* **TASK TO CARRY OUT**: Images are not part of the copy; write out the rest of the data exactly as given.

* **DATA SUPPLIED**:

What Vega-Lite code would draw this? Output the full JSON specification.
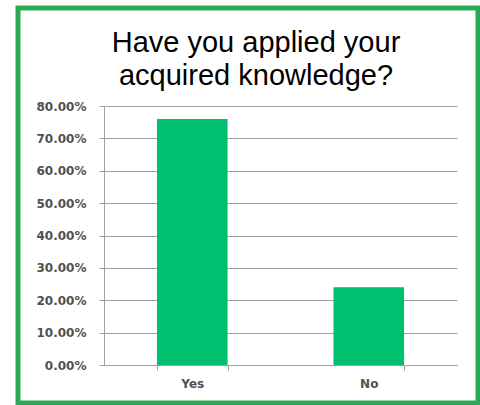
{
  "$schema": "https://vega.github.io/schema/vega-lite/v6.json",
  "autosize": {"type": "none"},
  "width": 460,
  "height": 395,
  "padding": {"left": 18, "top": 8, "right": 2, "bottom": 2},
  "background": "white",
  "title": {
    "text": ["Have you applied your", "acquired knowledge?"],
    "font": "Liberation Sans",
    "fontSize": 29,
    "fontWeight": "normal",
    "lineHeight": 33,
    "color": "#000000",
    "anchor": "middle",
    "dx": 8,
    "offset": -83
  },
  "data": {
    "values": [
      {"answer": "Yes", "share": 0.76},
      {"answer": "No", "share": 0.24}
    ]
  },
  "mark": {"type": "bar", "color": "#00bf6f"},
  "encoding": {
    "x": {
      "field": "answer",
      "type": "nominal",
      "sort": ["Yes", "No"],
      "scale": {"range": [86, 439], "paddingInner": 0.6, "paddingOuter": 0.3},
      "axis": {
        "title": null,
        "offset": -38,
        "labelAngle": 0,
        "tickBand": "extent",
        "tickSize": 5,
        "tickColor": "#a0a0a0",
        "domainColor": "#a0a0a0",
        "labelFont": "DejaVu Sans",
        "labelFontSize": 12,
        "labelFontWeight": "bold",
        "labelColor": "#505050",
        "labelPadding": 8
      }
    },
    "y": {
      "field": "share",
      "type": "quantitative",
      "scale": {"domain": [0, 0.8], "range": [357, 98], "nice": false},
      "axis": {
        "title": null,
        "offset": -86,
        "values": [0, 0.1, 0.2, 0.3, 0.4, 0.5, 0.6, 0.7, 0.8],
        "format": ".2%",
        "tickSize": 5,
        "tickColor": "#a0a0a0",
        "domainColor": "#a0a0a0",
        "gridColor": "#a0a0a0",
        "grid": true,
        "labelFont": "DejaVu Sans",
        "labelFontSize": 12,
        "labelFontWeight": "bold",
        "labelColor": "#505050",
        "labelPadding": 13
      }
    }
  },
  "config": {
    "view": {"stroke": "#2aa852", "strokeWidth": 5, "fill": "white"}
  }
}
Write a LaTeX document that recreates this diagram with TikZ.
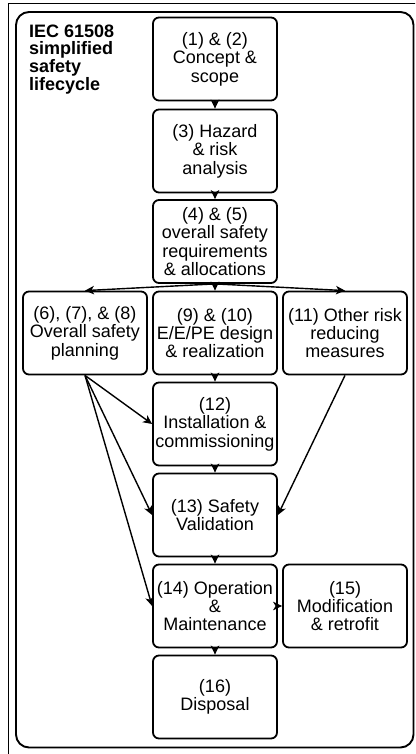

* **WRITTEN ANSWER**:
What Vega-Lite code would draw this? Output the full JSON specification.
{
  "$schema": "https://vega.github.io/schema/vega-lite/v6.json",
  "autosize": {"type": "none"},
  "width": 460,
  "height": 395,
  "padding": {"left": 18, "top": 8, "right": 2, "bottom": 2},
  "background": "white",
  "title": {
    "text": ["Have you applied your", "acquired knowledge?"],
    "font": "Liberation Sans",
    "fontSize": 29,
    "fontWeight": "normal",
    "lineHeight": 33,
    "color": "#000000",
    "anchor": "middle",
    "dx": 8,
    "offset": -83
  },
  "data": {
    "values": [
      {"answer": "Yes", "share": 0.76},
      {"answer": "No", "share": 0.24}
    ]
  },
  "mark": {"type": "bar", "color": "#00bf6f"},
  "encoding": {
    "x": {
      "field": "answer",
      "type": "nominal",
      "sort": ["Yes", "No"],
      "scale": {"range": [86, 439], "paddingInner": 0.6, "paddingOuter": 0.3},
      "axis": {
        "title": null,
        "offset": -38,
        "labelAngle": 0,
        "tickBand": "extent",
        "tickSize": 5,
        "tickColor": "#a0a0a0",
        "domainColor": "#a0a0a0",
        "labelFont": "DejaVu Sans",
        "labelFontSize": 12,
        "labelFontWeight": "bold",
        "labelColor": "#505050",
        "labelPadding": 8
      }
    },
    "y": {
      "field": "share",
      "type": "quantitative",
      "scale": {"domain": [0, 0.8], "range": [357, 98], "nice": false},
      "axis": {
        "title": null,
        "offset": -86,
        "values": [0, 0.1, 0.2, 0.3, 0.4, 0.5, 0.6, 0.7, 0.8],
        "format": ".2%",
        "tickSize": 5,
        "tickColor": "#a0a0a0",
        "domainColor": "#a0a0a0",
        "gridColor": "#a0a0a0",
        "grid": true,
        "labelFont": "DejaVu Sans",
        "labelFontSize": 12,
        "labelFontWeight": "bold",
        "labelColor": "#505050",
        "labelPadding": 13
      }
    }
  },
  "config": {
    "view": {"stroke": "#2aa852", "strokeWidth": 5, "fill": "white"}
  }
}
Write a LaTeX document that recreates this diagram with TikZ.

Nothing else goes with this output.